Formally, blockchain and Write-Ahead Log (WAL, Binlog, Redolog) are highly consistent in their design principles.
WAL is the core data structure of databases, recording all changes from database creation to the current moment, used for implementing master-slave replication, backup rollback, failure recovery, and other functions. If full WAL logs are retained, you can replay the WAL from the beginning and time-travel to any moment’s state, like PostgreSQL’s PITR (Point-In-Time Recovery).
Blockchain is essentially such a log that records every transaction since genesis. Replaying the log can restore the database to any moment’s state (but not vice versa). So blockchain can certainly be considered a database in some sense.
The two major characteristics of blockchain - decentralization and tamper-resistance - are easy to understand using database concepts:
- Decentralization is essentially leaderless replication, with the core being distributed consensus.
- Tamper-resistance is essentially Byzantine fault tolerance, i.e., making the computational cost of tampering with WAL probabilistically infeasible.

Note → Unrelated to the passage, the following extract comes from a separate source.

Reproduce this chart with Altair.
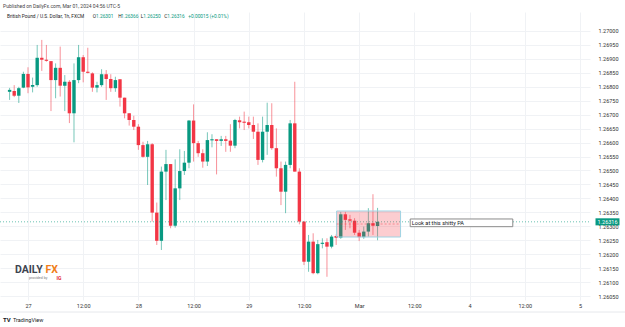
import altair as alt
import pandas as pd

GREEN = "#089981"
RED = "#F23645"
FONT = "Roboto"

# hourly candles, Feb 26 20:00 -> Mar 01 04:00 (index on a gap-free time axis)
opens = [1.26782, 1.26785, 1.26768, 1.26797, 1.26846, 1.26800, 1.26806, 1.26904, 1.26897, 1.26892,
         1.26824, 1.26868, 1.26804, 1.26818, 1.26705, 1.26824, 1.26906, 1.26854, 1.26848, 1.26797,
         1.26806, 1.26845, 1.26828, 1.26795, 1.26827, 1.26761, 1.26705, 1.26681, 1.26657, 1.26591,
         1.26549, 1.26594, 1.26349, 1.26248, 1.26496, 1.26523, 1.26302, 1.26436, 1.26498, 1.26528,
         1.26679, 1.26598, 1.26562, 1.26532, 1.26608, 1.26612, 1.26606, 1.26612, 1.26607, 1.26589,
         1.26680, 1.26675, 1.26673, 1.26663, 1.26639, 1.26538, 1.26639, 1.26663, 1.26580, 1.26508,
         1.26424, 1.26520, 1.26669, 1.26496, 1.26317, 1.26173, 1.26245, 1.26132, 1.26237, 1.26243,
         1.26227, 1.26265, 1.26259, 1.26343, 1.26325, 1.26320, 1.26277, 1.26261, 1.26281, 1.26311,
         1.26301]
closes = [1.26789, 1.26768, 1.26795, 1.26846, 1.26798, 1.26806, 1.26904, 1.26897, 1.26894, 1.26824,
          1.26868, 1.26804, 1.26818, 1.26705, 1.26824, 1.26906, 1.26854, 1.26851, 1.26797, 1.26806,
          1.26845, 1.26828, 1.26795, 1.26824, 1.26761, 1.26705, 1.26681, 1.26657, 1.26591, 1.26549,
          1.26594, 1.26349, 1.26248, 1.26496, 1.26523, 1.26302, 1.26436, 1.26498, 1.26528, 1.26679,
          1.26598, 1.26562, 1.26532, 1.26609, 1.26612, 1.26606, 1.26612, 1.26606, 1.26589, 1.26681,
          1.26673, 1.26673, 1.26663, 1.26639, 1.26538, 1.26639, 1.26663, 1.26580, 1.26508, 1.26424,
          1.26520, 1.26669, 1.26496, 1.26317, 1.26173, 1.26245, 1.26132, 1.26236, 1.26241, 1.26227,
          1.26263, 1.26259, 1.26343, 1.26323, 1.26320, 1.26277, 1.26261, 1.26281, 1.26311, 1.26302,
          1.26316]
highs = [1.26796, 1.26806, 1.26800, 1.26854, 1.26870, 1.26833, 1.26950, 1.26968, 1.26950, 1.26892,
         1.26884, 1.26944, 1.26842, 1.26824, 1.26884, 1.26950, 1.26914, 1.26940, 1.26852, 1.26818,
         1.26863, 1.26860, 1.26845, 1.26836, 1.26827, 1.26761, 1.26705, 1.26696, 1.26666, 1.26603,
         1.26606, 1.26598, 1.26385, 1.26514, 1.26574, 1.26523, 1.26540, 1.26576, 1.26570, 1.26681,
         1.26737, 1.26606, 1.26576, 1.26637, 1.26630, 1.26612, 1.26624, 1.26624, 1.26666, 1.26685,
         1.26693, 1.26711, 1.26693, 1.26693, 1.26669, 1.26693, 1.26743, 1.26741, 1.26651, 1.26532,
         1.26532, 1.26681, 1.26818, 1.26508, 1.26317, 1.26269, 1.26275, 1.26251, 1.26257, 1.26257,
         1.26269, 1.26271, 1.26352, 1.26352, 1.26341, 1.26329, 1.26287, 1.26299, 1.26365, 1.26415,
         1.26366]
lows = [1.26753, 1.26763, 1.26742, 1.26795, 1.26777, 1.26780, 1.26800, 1.26857, 1.26890, 1.26713,
        1.26759, 1.26765, 1.26713, 1.26670, 1.26601, 1.26813, 1.26816, 1.26848, 1.26782, 1.26780,
        1.26800, 1.26753, 1.26782, 1.26782, 1.26729, 1.26687, 1.26661, 1.26645, 1.26574, 1.26546,
        1.26448, 1.26317, 1.26233, 1.26215, 1.26394, 1.26293, 1.26295, 1.26394, 1.26484, 1.26508,
        1.26532, 1.26549, 1.26510, 1.26516, 1.26583, 1.26486, 1.26588, 1.26567, 1.26567, 1.26580,
        1.26651, 1.26645, 1.26651, 1.26613, 1.26520, 1.26529, 1.26556, 1.26574, 1.26478, 1.26376,
        1.26347, 1.26508, 1.26496, 1.26307, 1.26161, 1.26137, 1.26128, 1.26128, 1.26221, 1.26119,
        1.26221, 1.26233, 1.26255, 1.26287, 1.26293, 1.26269, 1.26247, 1.26255, 1.26263, 1.26269,
        1.26250]
bar_index = list(range(len(opens)))

time_tick_index = [4, 16, 28, 40, 52, 64, 76, 88, 100, 112, 124]
time_tick_labels = ["27", "12:00", "28", "12:00", "29", "12:00", "Mar", "12:00", "4", "12:00", "5"]
price_ticks = [1.2605, 1.2610, 1.2615, 1.2620, 1.2625, 1.2630, 1.2635, 1.2640, 1.2645, 1.2650,
               1.2655, 1.2660, 1.2665, 1.2670, 1.2675, 1.2680, 1.2685, 1.2690, 1.2695, 1.2700]
last_price = [1.26316]

# drawings
box_index = [71.1, 85.0]
box_price = [1.263548, 1.262616]
note_index = [87.1, 109.4]
note_price = [1.263262, 1.262986]
note_text = ["Look at this shitty PA"]

df = pd.DataFrame({"i": bar_index, "o": opens, "h": highs, "l": lows, "c": closes})

label_arr = "[" + ",".join("'" + s + "'" for s in time_tick_labels) + "]"
xscale = alt.Scale(domain=[-1.0, 125.1], nice=False, zero=False)
yscale = alt.Scale(domain=[1.260358, 1.270681], nice=False, zero=False)

xaxis = alt.Axis(values=time_tick_index, labelExpr=label_arr + "[round((datum.value-4)/12)]",
                 title=None, domain=False, ticks=False, labelPadding=3, labelFontSize=5.5,
                 labelFont=FONT, labelColor="#333", grid=True, gridColor="#f0f2f5",
                 labelFlush=False, labelOverlap=False)
yaxis = alt.Axis(values=price_ticks, format=".5f", orient="right", title=None, domain=False,
                 ticks=False, labelPadding=8, labelFontSize=5.5, labelFont=FONT, labelColor="#333",
                 grid=True, gridColor="#f0f2f5", labelFlush=False, labelOverlap=False,
                 tickCount=20)


def X(field):
    return alt.X(field, scale=xscale, axis=xaxis)


def Y(field):
    return alt.Y(field, scale=yscale, axis=yaxis)


color = alt.condition("datum.c >= datum.o", alt.value(GREEN), alt.value(RED))

base = alt.Chart(df)
wicks = base.mark_rule(strokeWidth=1, opacity=0.55).encode(
    x=X("i:Q"), y=Y("l:Q"), y2="h:Q", color=color)
bodies = base.transform_calculate(
    top="max(datum.o, datum.c)", bot="min(datum.o, datum.c)"
).transform_calculate(
    bot2="datum.top - datum.bot < 0.00004 ? datum.top - 0.00004 : datum.bot"
).mark_bar(size=3.4).encode(x=X("i:Q"), y=Y("top:Q"), y2="bot2:Q", color=color)

lp = pd.DataFrame({"p": last_price})
price_line = alt.Chart(lp).mark_rule(color=GREEN, strokeDash=[1, 2], opacity=0.6, strokeWidth=1).encode(
    y=Y("p:Q"), x=alt.value(0), x2=alt.value(590))
price_box = alt.Chart(lp).mark_point(shape="M-1.7,-0.5H1.7V0.5H-1.7Z", size=199, filled=True,
                                     opacity=1, color=GREEN).encode(
    y=Y("p:Q"), x=alt.value(607.5))
price_txt = alt.Chart(lp).mark_text(color="white", fontSize=5.5, font=FONT, align="center",
                                    baseline="middle").encode(
    y=Y("p:Q"), x=alt.value(607.5), text=alt.Text("p:Q", format=".5f"))

bx = pd.DataFrame({"x1": [box_index[0]], "x2": [box_index[1]], "y1": [box_price[0]], "y2": [box_price[1]]})
box = alt.Chart(bx).mark_rect(fill=RED, fillOpacity=0.25, stroke="#9fd3e3", strokeWidth=1).encode(
    x=X("x1:Q"), x2="x2:Q", y=Y("y1:Q"), y2="y2:Q")
box_mid = alt.Chart(bx).transform_calculate(ym="(datum.y1 + datum.y2) / 2").mark_rule(
    color=RED, opacity=0.45, strokeDash=[2, 2], strokeWidth=1).encode(
    x=X("x1:Q"), x2="x2:Q", y=Y("ym:Q"))

nt = pd.DataFrame({"x1": [note_index[0]], "x2": [note_index[1]], "y1": [note_price[0]],
                   "y2": [note_price[1]], "t": note_text})
note_box = alt.Chart(nt).mark_rect(fill="white", stroke="#8a8a8a", strokeWidth=1).encode(
    x=X("x1:Q"), x2="x2:Q", y=Y("y1:Q"), y2="y2:Q")
note_txt = alt.Chart(nt).transform_calculate(ym="(datum.y1 + datum.y2) / 2").mark_text(
    align="left", baseline="middle", fontSize=5.6, font=FONT, color="#131722", dx=1.5).encode(
    x=X("x1:Q"), y=Y("ym:Q"), text="t:N")

one = pd.DataFrame({"a": [0]})


def label(text, x, y, size, color="#131722", weight="normal", align="left"):
    return alt.Chart(one).mark_text(text=text, fontSize=size, font=FONT, color=color,
                                    fontWeight=weight, align=align, baseline="middle").encode(
        x=alt.value(x), y=alt.value(y))


texts = [
    label("Published on DailyFx.com, Mar 01, 2024 04:56 UTC-5", 3, -6.3, 5, "#444"),
    label("British Pound / U.S. Dollar, 1h, FXCM", 7, 4.7, 4.8, "#222"),
    label("O", 92.7, 4.7, 4.8, "#222"),
    label("1.26301", 96, 4.7, 4.8, GREEN),
    label("H", 118.3, 4.7, 4.8, "#222"),
    label("1.26366", 121, 4.7, 4.8, GREEN),
    label("L", 140.7, 4.7, 4.8, "#222"),
    label("1.26250", 143.3, 4.7, 4.8, GREEN),
    label("C", 164.3, 4.7, 4.8, "#222"),
    label("1.26316", 167.3, 4.7, 4.8, GREEN),
    label("+0.00015 (+0.01%)", 188.3, 4.7, 4.8, GREEN),
    label("DAILY", 15, 258, 10.5, "#3d4450", "bold"),
    label("FX", 45.5, 258, 10.5, "#f07d1a", "bold"),
    label("provided by", 29, 266.3, 3.6, "#777"),
    label("IG", 56.5, 266.3, 5, "#e3262f", "bold"),
    label("TV", 3, 308, 6, "#131722", "bold"),
    label("TradingView", 13, 308, 5.5, "#131722"),
]

frame_bottom = alt.Chart(one).mark_rule(color="#e6e8ec", strokeWidth=1).encode(
    x=alt.value(0), x2=alt.value(625), y=alt.value(300))

chart = alt.layer(
    wicks, bodies, price_line, box, box_mid, note_box, note_txt, price_box, price_txt,
    frame_bottom, *texts
).properties(
    width=590, height=288,
    autosize=alt.AutoSizeParams(type="none"),
    padding={"left": 0, "top": 12, "right": 35, "bottom": 27},
    background="white",
).configure_view(strokeWidth=0)

chart.save("out.html", embed_options={"renderer": "svg", "actions": False})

Just as WAL is divided into log segments, blockchain is also divided into individual blocks, and each segment carries the hash fingerprint of the previous log segment.
So-called mining is a public number-guessing competition (only numbers meeting certain conditions are accepted by consensus). The first to guess correctly gets the right to the next log segment: writing a record transferring funds to themselves (mining reward) and broadcasting it (if others also guess correctly, the one that broadcasts to the majority first wins). All nodes use consensus algorithms to ensure the current longest chain is the authoritative log version. Blockchain implements leaderless replication of log segments through consensus algorithms.
If you want to modify a transaction record in a certain WAL log segment, say, transfer ten thousand bitcoins to yourself, you need to forge the fingerprints of this block and all subsequent blocks (guessing numbers multiple times) and make the majority of nodes believe this forged version (creating a longer forged version means guessing more numbers). The six-block confirmation in Bitcoin refers to this - the computational cost of tampering with records before six log segments is usually probabilistically infeasible. Blockchain implements Byzantine fault tolerance through this mechanism (such as Merkle trees).
Among the technologies involved in blockchain, all are simple except distributed consensus, but this application approach and mechanism design is indeed quite stunning. Blockchain can be considered an evolutionary attempt at databases, with broad prospects in the long term. However, fields where blockchain can have immediate impact seem to all be Big Brother’s territory. And no matter how much it’s hyped, current blockchain is still far from being a true distributed database, so those entering now to build applications are likely to be martyrs.